### [Records supplied]
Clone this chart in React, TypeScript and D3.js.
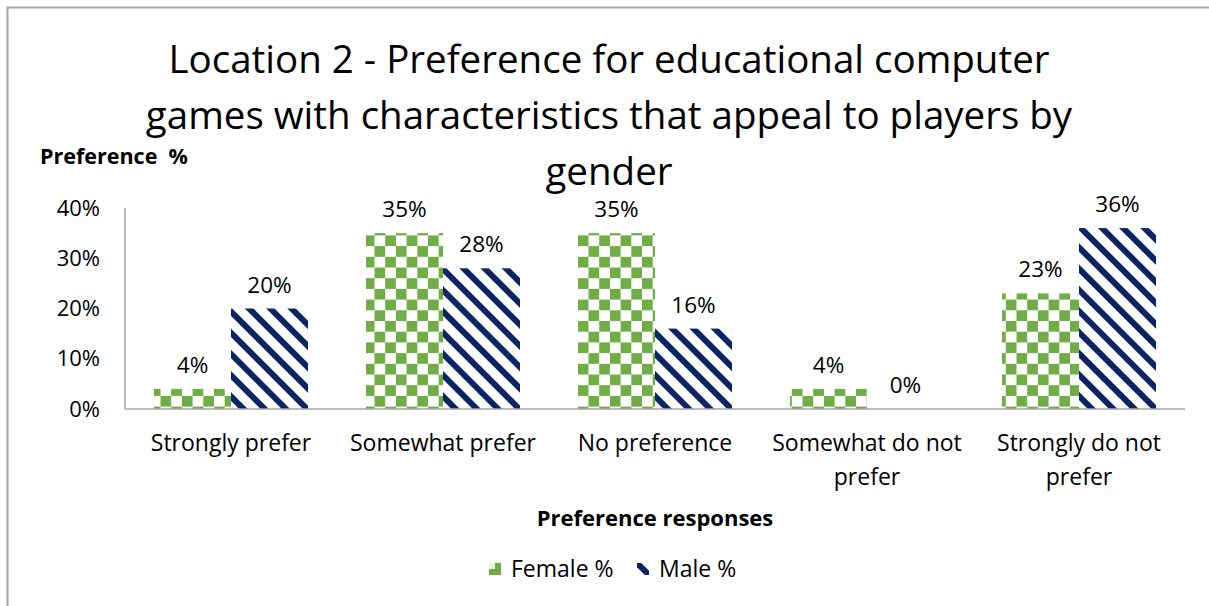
import React from "react";
import * as d3 from "d3";

// Response categories (x axis); multi-line labels split on "\n"
const categories = [
  "Strongly prefer",
  "Somewhat prefer",
  "No preference",
  "Somewhat do not\nprefer",
  "Strongly do not\nprefer",
];
const femaleValues = [4, 35, 35, 4, 23];
const maleValues = [20, 28, 16, 0, 36];
const seriesNames = ["Female %", "Male %"];
const yTicks = [0, 10, 20, 30, 40];
const titleLines = [
  "Location 2 - Preference for educational computer",
  "games with characteristics that appeal to players by",
  "gender",
];

const W = 1209;
const H = 606;
const FONT = "'Open Sans', 'Noto Sans', sans-serif";
const GREEN = "#70AD47";
const NAVY = "#0B2463";

export default function App() {
  const plot = { left: 125, right: 1185, top: 208, bottom: 409 };

  const x0 = d3
    .scaleBand<string>()
    .domain(categories)
    .range([plot.left, plot.right])
    .paddingInner(0.2736)
    .paddingOuter(0.1368);
  const x1 = d3
    .scaleBand<string>()
    .domain(seriesNames)
    .range([0, x0.bandwidth()]);
  const y = d3.scaleLinear().domain([0, 40]).range([plot.bottom, plot.top]);

  const series = [
    { name: seriesNames[0], values: femaleValues, fill: "url(#checker)" },
    { name: seriesNames[1], values: maleValues, fill: "url(#stripes)" },
  ];

  const cell = 10.7;
  const stripeGap = 15;
  const sw = 12; // legend swatch size

  return (
    <svg
      width={W}
      height={H}
      style={{ position: "absolute", left: 0, top: 0, background: "#fff" }}
      fontFamily={FONT}
    >
      <defs>
        <pattern
          id="checker"
          patternUnits="userSpaceOnUse"
          width={cell * 2}
          height={cell * 2}
        >
          <rect width={cell * 2} height={cell * 2} fill="#fff" />
          <rect x={0} y={0} width={cell} height={cell} fill={GREEN} />
          <rect x={cell} y={cell} width={cell} height={cell} fill={GREEN} />
        </pattern>
        <pattern
          id="stripes"
          patternUnits="userSpaceOnUse"
          width={stripeGap}
          height={stripeGap}
          patternTransform="rotate(-45)"
        >
          <rect width={stripeGap} height={stripeGap} fill="#fff" />
          <rect x={0} y={0} width={6} height={stripeGap} fill={NAVY} />
        </pattern>
        <clipPath id="swatchClip">
          <rect width={sw} height={sw} />
        </clipPath>
      </defs>

      {/* chart frame */}
      <rect x={7.5} y={7.5} width={W} height={H} fill="none" stroke="#a6a6a6" strokeWidth={2} />

      {/* title */}
      <text textAnchor="middle" fontSize={38.5} fill="#000">
        {titleLines.map((t, i) => (
          <tspan key={i} x={609} y={73 + i * 56}>
            {t}
          </tspan>
        ))}
      </text>

      {/* y axis title */}
      <text x={40} y={164} fontSize={21.5} fontWeight="bold" fill="#000" style={{ whiteSpace: "pre" }}>
        Preference  %
      </text>

      {/* y tick labels */}
      {yTicks.map((t) => (
        <text
          key={t}
          x={100}
          y={y(t)}
          dy="0.35em"
          textAnchor="end"
          fontSize={22}
          fill="#000"
        >
          {`${t}%`}
        </text>
      ))}

      {/* bars */}
      {series.map((s) =>
        categories.map((c, i) => {
          const v = s.values[i];
          const bx = (x0(c) ?? 0) + (x1(s.name) ?? 0);
          return (
            <rect
              key={s.name + c}
              x={bx}
              y={y(v)}
              width={x1.bandwidth()}
              height={plot.bottom - y(v)}
              fill={s.fill}
            />
          );
        })
      )}

      {/* axes */}
      <line x1={plot.left} x2={plot.left} y1={plot.top} y2={plot.bottom} stroke="#a6a6a6" strokeWidth={1.5} />
      <line x1={plot.left} x2={plot.right} y1={plot.bottom} y2={plot.bottom} stroke="#a6a6a6" strokeWidth={1.5} />

      {/* value labels */}
      {series.map((s) =>
        categories.map((c, i) => {
          const v = s.values[i];
          const cx = (x0(c) ?? 0) + (x1(s.name) ?? 0) + x1.bandwidth() / 2;
          return (
            <text
              key={"l" + s.name + c}
              x={cx}
              y={y(v) - 16}
              textAnchor="middle"
              fontSize={22.5}
              fill="#000"
            >
              {`${v}%`}
            </text>
          );
        })
      )}

      {/* category labels */}
      {categories.map((c) => {
        const cx = (x0(c) ?? 0) + x0.bandwidth() / 2;
        return (
          <text key={"c" + c} textAnchor="middle" fontSize={23} fill="#000">
            {c.split("\n").map((line, j) => (
              <tspan key={j} x={cx} y={451 + j * 34}>
                {line}
              </tspan>
            ))}
          </text>
        );
      })}

      {/* x axis title */}
      <text x={655} y={526} textAnchor="middle" fontSize={22} fontWeight="bold" fill="#000">
        Preference responses
      </text>

      {/* legend */}
      <g transform="translate(489,563)">
        <rect width={sw} height={sw} fill={GREEN} />
        <rect width={sw / 2} height={sw / 2} fill="#fff" opacity={0.85} />
      </g>
      <text x={511} y={569} dy="0.35em" fontSize={23} fill="#000">
        {seriesNames[0]}
      </text>
      <g transform="translate(637,563)" clipPath="url(#swatchClip)">
        <rect width={sw} height={sw} fill="#fff" />
        <line x1={0} y1={0} x2={sw} y2={sw} stroke={NAVY} strokeWidth={6} />
      </g>
      <text x={659} y={569} dy="0.35em" fontSize={23} fill="#000">
        {seriesNames[1]}
      </text>
    </svg>
  );
}
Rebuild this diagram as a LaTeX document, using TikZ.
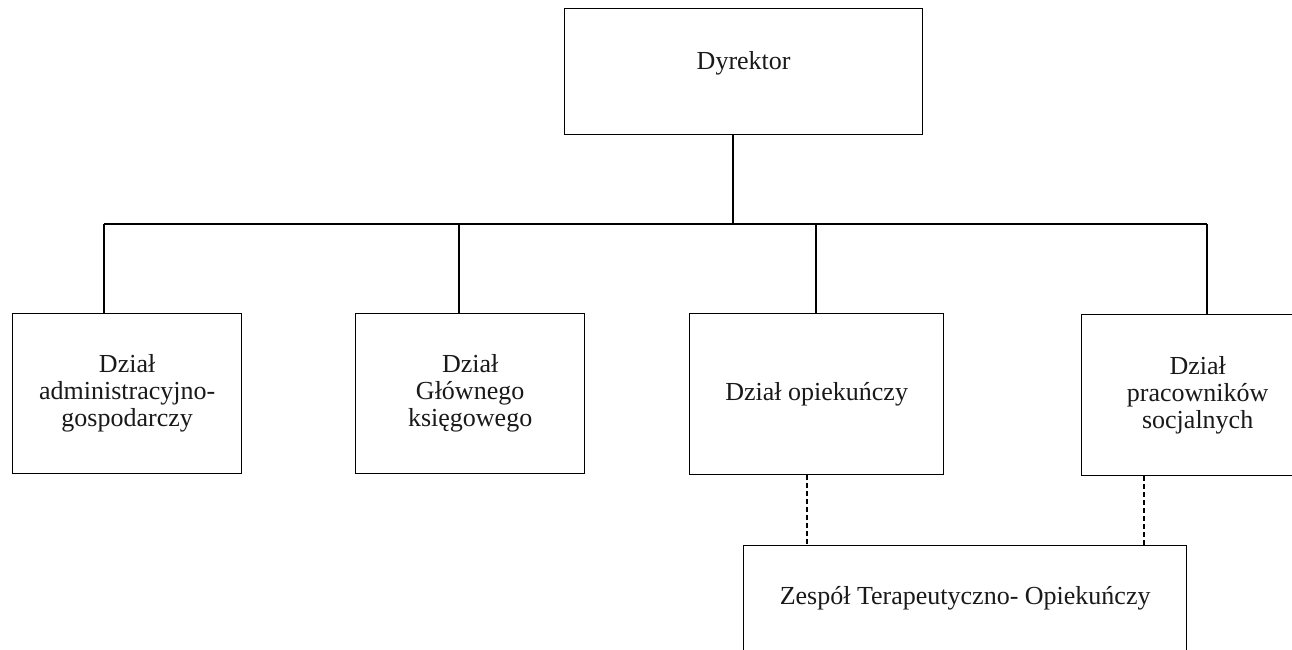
\documentclass[tikz,border=0pt]{standalone}
\usepackage{fontspec}
\setmainfont{Liberation Serif}
\begin{document}
\begin{tikzpicture}[x=1pt,y=-1pt,
  box/.style={draw=black,line width=1.3pt,anchor=north west,inner sep=0pt,
    align=center,font=\fontsize{26}{27}\selectfont,text=black!90},
  link/.style={draw=black,line width=1.2pt},
  dlink/.style={draw=black,line width=1.2pt,dash pattern=on 5pt off 3pt}]
\useasboundingbox (0,0) rectangle (1292,650);
\clip (0,0) rectangle (1292,650);
\fill[white] (0,0) rectangle (1292,650);
% boxes
\node[box,minimum width=358pt,minimum height=126pt,text depth=22pt] (dyr) at (564,8) {Dyrektor};
\node[box,minimum width=229pt,minimum height=160pt] (b1) at (12,313) {Dział\\administracyjno-\\gospodarczy};
\node[box,minimum width=229pt,minimum height=160pt] (b2) at (355,313) {Dział\\Głównego\\księgowego};
\node[box,minimum width=254pt,minimum height=161pt] (b3) at (689,313) {Dział opiekuńczy};
\node[box,minimum width=232pt,minimum height=161pt] (b4) at (1081,314) {Dział\\pracowników\\socjalnych};
\node[box,minimum width=443pt,minimum height=106pt] (zesp) at (743,545) {Zespół Terapeutyczno- Opiekuńczy};
% junction points
\coordinate (jD) at (733,224);
\coordinate (jL) at (104,224);
\coordinate (j2) at (459,224);
\coordinate (j3) at (816,224);
\coordinate (jR) at (1207,224);
\coordinate (k3) at (807,545);
\coordinate (k4) at (1144,545);
% connectors
\draw[link] (jD |- dyr.south) -- (jD);
\draw[link] (jL) -- (jR);
\draw[link] (jL) -- (jL |- b1.north);
\draw[link] (j2) -- (j2 |- b2.north);
\draw[link] (j3) -- (j3 |- b3.north);
\draw[link] (jR) -- (jR |- b4.north);
\draw[dlink] (k3 |- b3.south) -- (k3 |- zesp.north);
\draw[dlink] (k4 |- b4.south) -- (k4 |- zesp.north);
\end{tikzpicture}
\end{document}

### [To do]
Reproduce every record word for word. The copy must contain no pictures.

### [Exercise result]
Clone this chart in React, TypeScript and D3.js.
import React from "react";
import * as d3 from "d3";

// Response categories (x axis); multi-line labels split on "\n"
const categories = [
  "Strongly prefer",
  "Somewhat prefer",
  "No preference",
  "Somewhat do not\nprefer",
  "Strongly do not\nprefer",
];
const femaleValues = [4, 35, 35, 4, 23];
const maleValues = [20, 28, 16, 0, 36];
const seriesNames = ["Female %", "Male %"];
const yTicks = [0, 10, 20, 30, 40];
const titleLines = [
  "Location 2 - Preference for educational computer",
  "games with characteristics that appeal to players by",
  "gender",
];

const W = 1209;
const H = 606;
const FONT = "'Open Sans', 'Noto Sans', sans-serif";
const GREEN = "#70AD47";
const NAVY = "#0B2463";

export default function App() {
  const plot = { left: 125, right: 1185, top: 208, bottom: 409 };

  const x0 = d3
    .scaleBand<string>()
    .domain(categories)
    .range([plot.left, plot.right])
    .paddingInner(0.2736)
    .paddingOuter(0.1368);
  const x1 = d3
    .scaleBand<string>()
    .domain(seriesNames)
    .range([0, x0.bandwidth()]);
  const y = d3.scaleLinear().domain([0, 40]).range([plot.bottom, plot.top]);

  const series = [
    { name: seriesNames[0], values: femaleValues, fill: "url(#checker)" },
    { name: seriesNames[1], values: maleValues, fill: "url(#stripes)" },
  ];

  const cell = 10.7;
  const stripeGap = 15;
  const sw = 12; // legend swatch size

  return (
    <svg
      width={W}
      height={H}
      style={{ position: "absolute", left: 0, top: 0, background: "#fff" }}
      fontFamily={FONT}
    >
      <defs>
        <pattern
          id="checker"
          patternUnits="userSpaceOnUse"
          width={cell * 2}
          height={cell * 2}
        >
          <rect width={cell * 2} height={cell * 2} fill="#fff" />
          <rect x={0} y={0} width={cell} height={cell} fill={GREEN} />
          <rect x={cell} y={cell} width={cell} height={cell} fill={GREEN} />
        </pattern>
        <pattern
          id="stripes"
          patternUnits="userSpaceOnUse"
          width={stripeGap}
          height={stripeGap}
          patternTransform="rotate(-45)"
        >
          <rect width={stripeGap} height={stripeGap} fill="#fff" />
          <rect x={0} y={0} width={6} height={stripeGap} fill={NAVY} />
        </pattern>
        <clipPath id="swatchClip">
          <rect width={sw} height={sw} />
        </clipPath>
      </defs>

      {/* chart frame */}
      <rect x={7.5} y={7.5} width={W} height={H} fill="none" stroke="#a6a6a6" strokeWidth={2} />

      {/* title */}
      <text textAnchor="middle" fontSize={38.5} fill="#000">
        {titleLines.map((t, i) => (
          <tspan key={i} x={609} y={73 + i * 56}>
            {t}
          </tspan>
        ))}
      </text>

      {/* y axis title */}
      <text x={40} y={164} fontSize={21.5} fontWeight="bold" fill="#000" style={{ whiteSpace: "pre" }}>
        Preference  %
      </text>

      {/* y tick labels */}
      {yTicks.map((t) => (
        <text
          key={t}
          x={100}
          y={y(t)}
          dy="0.35em"
          textAnchor="end"
          fontSize={22}
          fill="#000"
        >
          {`${t}%`}
        </text>
      ))}

      {/* bars */}
      {series.map((s) =>
        categories.map((c, i) => {
          const v = s.values[i];
          const bx = (x0(c) ?? 0) + (x1(s.name) ?? 0);
          return (
            <rect
              key={s.name + c}
              x={bx}
              y={y(v)}
              width={x1.bandwidth()}
              height={plot.bottom - y(v)}
              fill={s.fill}
            />
          );
        })
      )}

      {/* axes */}
      <line x1={plot.left} x2={plot.left} y1={plot.top} y2={plot.bottom} stroke="#a6a6a6" strokeWidth={1.5} />
      <line x1={plot.left} x2={plot.right} y1={plot.bottom} y2={plot.bottom} stroke="#a6a6a6" strokeWidth={1.5} />

      {/* value labels */}
      {series.map((s) =>
        categories.map((c, i) => {
          const v = s.values[i];
          const cx = (x0(c) ?? 0) + (x1(s.name) ?? 0) + x1.bandwidth() / 2;
          return (
            <text
              key={"l" + s.name + c}
              x={cx}
              y={y(v) - 16}
              textAnchor="middle"
              fontSize={22.5}
              fill="#000"
            >
              {`${v}%`}
            </text>
          );
        })
      )}

      {/* category labels */}
      {categories.map((c) => {
        const cx = (x0(c) ?? 0) + x0.bandwidth() / 2;
        return (
          <text key={"c" + c} textAnchor="middle" fontSize={23} fill="#000">
            {c.split("\n").map((line, j) => (
              <tspan key={j} x={cx} y={451 + j * 34}>
                {line}
              </tspan>
            ))}
          </text>
        );
      })}

      {/* x axis title */}
      <text x={655} y={526} textAnchor="middle" fontSize={22} fontWeight="bold" fill="#000">
        Preference responses
      </text>

      {/* legend */}
      <g transform="translate(489,563)">
        <rect width={sw} height={sw} fill={GREEN} />
        <rect width={sw / 2} height={sw / 2} fill="#fff" opacity={0.85} />
      </g>
      <text x={511} y={569} dy="0.35em" fontSize={23} fill="#000">
        {seriesNames[0]}
      </text>
      <g transform="translate(637,563)" clipPath="url(#swatchClip)">
        <rect width={sw} height={sw} fill="#fff" />
        <line x1={0} y1={0} x2={sw} y2={sw} stroke={NAVY} strokeWidth={6} />
      </g>
      <text x={659} y={569} dy="0.35em" fontSize={23} fill="#000">
        {seriesNames[1]}
      </text>
    </svg>
  );
}
Rebuild this diagram as a LaTeX document, using TikZ.
\documentclass[tikz,border=0pt]{standalone}
\usepackage{fontspec}
\setmainfont{Liberation Serif}
\begin{document}
\begin{tikzpicture}[x=1pt,y=-1pt,
  box/.style={draw=black,line width=1.3pt,anchor=north west,inner sep=0pt,
    align=center,font=\fontsize{26}{27}\selectfont,text=black!90},
  link/.style={draw=black,line width=1.2pt},
  dlink/.style={draw=black,line width=1.2pt,dash pattern=on 5pt off 3pt}]
\useasboundingbox (0,0) rectangle (1292,650);
\clip (0,0) rectangle (1292,650);
\fill[white] (0,0) rectangle (1292,650);
% boxes
\node[box,minimum width=358pt,minimum height=126pt,text depth=22pt] (dyr) at (564,8) {Dyrektor};
\node[box,minimum width=229pt,minimum height=160pt] (b1) at (12,313) {Dział\\administracyjno-\\gospodarczy};
\node[box,minimum width=229pt,minimum height=160pt] (b2) at (355,313) {Dział\\Głównego\\księgowego};
\node[box,minimum width=254pt,minimum height=161pt] (b3) at (689,313) {Dział opiekuńczy};
\node[box,minimum width=232pt,minimum height=161pt] (b4) at (1081,314) {Dział\\pracowników\\socjalnych};
\node[box,minimum width=443pt,minimum height=106pt] (zesp) at (743,545) {Zespół Terapeutyczno- Opiekuńczy};
% junction points
\coordinate (jD) at (733,224);
\coordinate (jL) at (104,224);
\coordinate (j2) at (459,224);
\coordinate (j3) at (816,224);
\coordinate (jR) at (1207,224);
\coordinate (k3) at (807,545);
\coordinate (k4) at (1144,545);
% connectors
\draw[link] (jD |- dyr.south) -- (jD);
\draw[link] (jL) -- (jR);
\draw[link] (jL) -- (jL |- b1.north);
\draw[link] (j2) -- (j2 |- b2.north);
\draw[link] (j3) -- (j3 |- b3.north);
\draw[link] (jR) -- (jR |- b4.north);
\draw[dlink] (k3 |- b3.south) -- (k3 |- zesp.north);
\draw[dlink] (k4 |- b4.south) -- (k4 |- zesp.north);
\end{tikzpicture}
\end{document}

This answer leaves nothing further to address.